Ch.: The current crossroads is that imperialism wants to accelerate the process to hold elections and establish a new President before May 14. They want to carry out a runoff election, accepting the results of the first round. We, along with the other pro-democracy sectors in Haiti, say that this is unacceptable, because we will have electoral results that are going to be widely rejected and won’t support legitimate and respected decisions. It’s very important that we take advantage of this crisis to rethink the electoral system and establish one that is sovereign, controlled by social and political actors and that is in relation with the problems of the country. We currently have a completely colonial system, that is controlled by external forces, a very expensive system that isn’t coherent with democracy.
H.: What sort of work are you carrying out in Montevideo?
Ch: I’m promoting a campaign to get the MINUSTAH troops to leave the country. We are preparing a great day of continental-wide protests, which is going to be June 1, where we are going to demand that they leave, but it’s also going to be a day of protests against militarization, against US bases in the Caribbean and to say that they don’t just have to leave, but they must carry out a process of reparation, justice and compensation for everything that they have done in the last 12 years. The grimmest example was the introduction of cholera by infected troops of the United Nations. In June 2010, they brought with them this disease to Haiti, which didn’t exist in the country.

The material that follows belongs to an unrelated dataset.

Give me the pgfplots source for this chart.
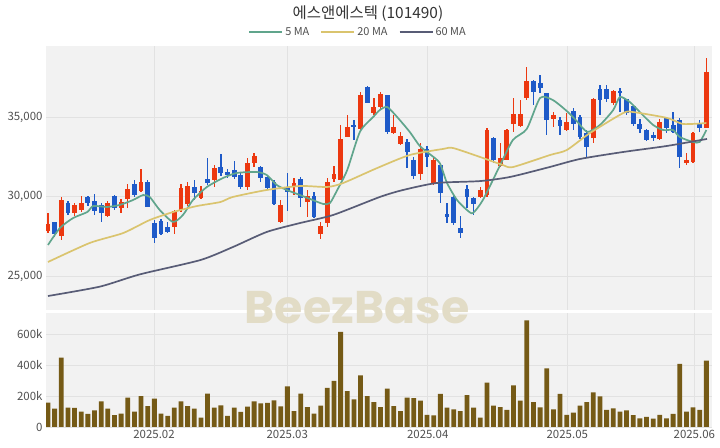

To this date it has caused the death of 9,000 people and 170,000 have been infected.
H. Were you able to make any type of advance regarding the withdrawal of Uruguayan troops, given that this is one of the countries that contributes the most troops to the MINUSTAH?
In previous visits we had talks with the Presidency, with the Ministry of Foreign Affairs and with the Parliament but this time we focused more on public opinion and social networks, because I think that today many people have a clear understanding of the fact that this mission has failed and that its effect has been completely negative, and far from the objectives set in 2004. They also understand the need to end with that experience and launch real processes of solidarity with the Haitian people, similar to those that we have, for example, with Cuba, where there are more than 800 Cuban doctors disseminated through the most remote rural communities, who are carrying out a wonderful work, completely integrated to the communities. It’s a solidarious cooperation that doesn’t generate debt and that is carried out with respect towards the Haitian culture and history.
H.: Is there anything else that you want to add?
Ch.: I believe it’s important to give out information that unveils the role of the MINUSTAH, which is not a humanitarian mission, but is inserted in the plan for the complete militarization of the Caribbean and is a force that is present in Haiti in the process of recolonization of the whole region.
The MINUSTAH directly participated in the repression of the people when they were demonstrating to claim for the raise in the minimum wage.
It was present in the process of privatization of public telephone services, when they illegally laid off 3,000 workers, and the MINUSTAH was there to make it possible.
There’s a clear alliance between the MINUSTAH and anti-democratic forces, which are conservative and retrograde in Haiti, and therefore we think it’s extremely urgent to acknowledge this failure and, at the same time, think about the best solidary actions that we can carry out directly, people to people.
When the Haitian nation was born, it was with an internationalist conviction, and it contributed to strengthen independentist struggles throughout the continent, so I believe it’s natural that now we resort to that internationalist network to resist against the newest onslaught of imperialism.